Retail Goes Remote

Vending machines: You put in your couple of bucks, you get a bag of pretzels; end of customer/brand transaction — right? Not anymore. Mike Lawlor, chief services officer at USA Technologies, tells Karen Webster how your father’s vending machine has evolved to become a next-generation retail experience that meets consumers where they are and builds robust customer relationships linked to an expanding range of products and services.

SHUTTERSTOCK

 

Meeting the consumer where they are.

That’s the mantra of innovators everywhere. It’s what’s turned the retail word upside down as consumers with their mobile devices have decided they’d rather buy from their couch with their mobile phone than schlep to the mall.

It could also be what could transform what used to be called the “unattended” or “vending” industry.

That’s the conversation that Mike Lawlor, Chief Services Officer at USA Technologies, and Karen Webster had recently, where they kicked around the notion of “remote retail” as a new way to frame the unattended or vending segment.

Why not?

After all, the technology has advanced to the point where these “remote retail” locations allow retailers to present their goods to consumers — where those consumers are — without having a fixed storefront or even a physical employee present to deliver that good (or service in some cases.)

It’s also what’s at the core of what Lawlor says USAT will launch this week at the National Automatic Merchandising Association (NAMA) OneShow in Chicago (April 13–15). In launching its new ePort Interactive products and services, USA Technologies is seeking to enable what Lawlor describes as “the next generation of retailing” for unattended retail markets, including vending, kiosk and commercial laundry, among others.

In other words, kick the door wide open to remote retail.

“Consumer products of any kind — be it food and beverage or others — that have historically either been bought in a traditional brick-and-mortar store or bought online,” observes Lawlor, “are now being sold in these unattended retail environments in the places that consumers work, where they transit, where they entertain themselves.”

In that sense, then, the typical vending machine is becoming more akin to a “remote retail outpost,” turning unattended retail into a predominant third channel of commerce.

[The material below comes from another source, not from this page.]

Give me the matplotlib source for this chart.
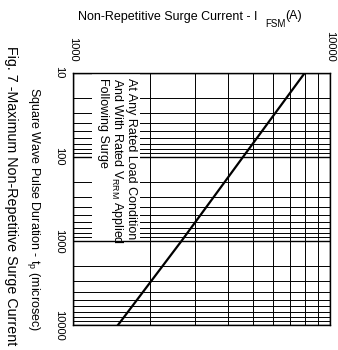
"""Fig. 7 - Maximum non-repetitive surge current vs square wave pulse duration.

The sheet is printed sideways, so the current axis runs across the top and
the pulse duration runs downwards; nearly all text is turned by -90 degrees.
"""
import matplotlib
matplotlib.use("Agg")
import matplotlib.pyplot as plt
from matplotlib.patches import Rectangle
from matplotlib.ticker import NullFormatter
from matplotlib.transforms import blended_transform_factory

plt.rcParams["font.family"] = ["Liberation Sans", "DejaVu Sans"]
plt.rcParams["mathtext.default"] = "regular"

# ---------------------------------------------------------------------------
# data
# ---------------------------------------------------------------------------
duration_us = [10, 100, 1000, 10000]
surge_current_a = [8000, 4600, 2650, 1500]

current_ticks = [1000, 10000]
current_labels = ["1000", "10000"]
duration_ticks = [10, 100, 1000, 10000]
duration_labels = ["10", "100", "1000", "10000"]

note = ("At Any Rated Load Condition\n"
        "And With Rated V$_{RRM}$ Applied\n"
        "Following Surge")

W, H = 338, 350
L, R, T, B = 72.7, 330, 72.5, 325
fig = plt.figure(figsize=(W / 100, H / 100), dpi=100)
ax = fig.add_axes([L / W, 1 - B / H, (R - L) / W, (B - T) / H])

ax.plot(surge_current_a, duration_us, color="black", lw=1.6, zorder=5)

ax.set_xscale("log")
ax.set_yscale("log")
ax.set_xlim(1000, 10000)
ax.set_ylim(10000, 10)

# log grid, every 1..9 of each decade
ax.grid(True, which="major", color="black", lw=1.0, zorder=1)
ax.grid(True, which="minor", color="black", lw=0.7, zorder=1)
ax.set_axisbelow(True)

ax.xaxis.tick_top()
ax.set_xticks(current_ticks)
ax.set_xticklabels(current_labels, rotation=-90, fontsize=8)
ax.set_yticks(duration_ticks)
ax.set_yticklabels(duration_labels, rotation=-90, va="center", fontsize=8)
ax.xaxis.set_minor_formatter(NullFormatter())
ax.yaxis.set_minor_formatter(NullFormatter())
ax.tick_params(which="both", length=0)
ax.tick_params(axis="x", pad=8)
ax.tick_params(axis="y", pad=6)

for sp in ax.spines.values():
    sp.set_linewidth(1.0)
    sp.set_color("black")

# white panel behind the note (hides the horizontal grid there)
x0 = (92 - L) / (R - L)
x1 = (140 - L) / (R - L)
panel = Rectangle((x0, 10), x1 - x0, 970 - 10, facecolor="white",
                  edgecolor="none", zorder=2,
                  transform=blended_transform_factory(ax.transAxes, ax.transData))
ax.add_patch(panel)

ax.text((137 - L) / (R - L), 1 - (78 - T) / (B - T), note,
        transform=ax.transAxes, rotation=-90, ha="right", va="top",
        multialignment="left", fontsize=9, linespacing=1.0, zorder=6)

# labels
fig.text(78 / W, 1 - 20 / H, "Non-Repetitive Surge Current - I",
         ha="left", va="baseline", fontsize=9)
fig.text(265 / W, 1 - 27 / H, "FSM", ha="left", va="baseline", fontsize=7)
fig.text(285 / W, 1 - 18.5 / H, "(A)", ha="left", va="baseline", fontsize=9)

fig.text(33 / W, 1 - 209 / H, "Square Wave Pulse Duration - t$_{p}$ (microsec)",
         rotation=-90, ha="center", va="center", fontsize=9)
fig.text(11 / W, 1 - 196 / H, "Fig. 7 -Maximum Non-Repetitive Surge Current",
         rotation=-90, ha="center", va="center", fontsize=10.3)

fig.savefig("out.png", dpi=100)
plt.close(fig)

What’s key to fulfilling the promise of remote retail — a key chain, or a tube of lipstick, or a t-shirt or a pair of flip-flops from a kiosk in a hotel lobby — is the advancement of cashless and digital payments. Machines that could only take cash, then later dollar bills, limited what consumers could buy. Physical credit and debit card acceptance to, more recently, accepting payment via digital wallets, such as Apple Pay, Android Pay and Samsung Pay, now expand those possibilities.

The ability to accommodate electronic payments has “dramatically increased sales in all the [unattended retail] markets,” states Lawlor, by sheer virtue of the convenience that the technology affords consumers.

Building upon that, the focus in self-serve retail is now turning towards the further enhancement of the customer experience.

In USA Technologies’ perspective, explains Lawlor, that focus “started with payments, but [it is] now migrating into how to make the consumer experience a whole lot better in the remote retail/unattended retail world and the markets that we serve.”

As part of its goal to provide a platform through which vending machine owners and operators can more robustly engage with their consumers, USA Technologies has outfitted its ePort Interactive POS display that makes it possible for brands to reach consumers — and personalize that interaction — in ways that were once difficult or even impossible.

For example, the displays will provide the nutritional and caloric information of the products in the machines, thus allowing the consumer to make more educated purchasing decisions.

And integrate promotions and loyalty and rewards programs with each purchase, any way that the vending machine operator would like to use it.

“We enable product promotions, if the various consumer product companies want to promote their products within that machine,” explains Lawlor. “Or it could be a simple loyalty rewards program that rewards the consumer for certain buying behavior.”

All of it, Lawlor emphasizes, is in service of “enabling the vending owners and operators to engage with their consumers and reward them for loyal buying at their machines.”

The technology is proving that, in today’s “remote retail” world, there can still be a personal relationship between the customer and a brand — even if only one of them is actually there in person.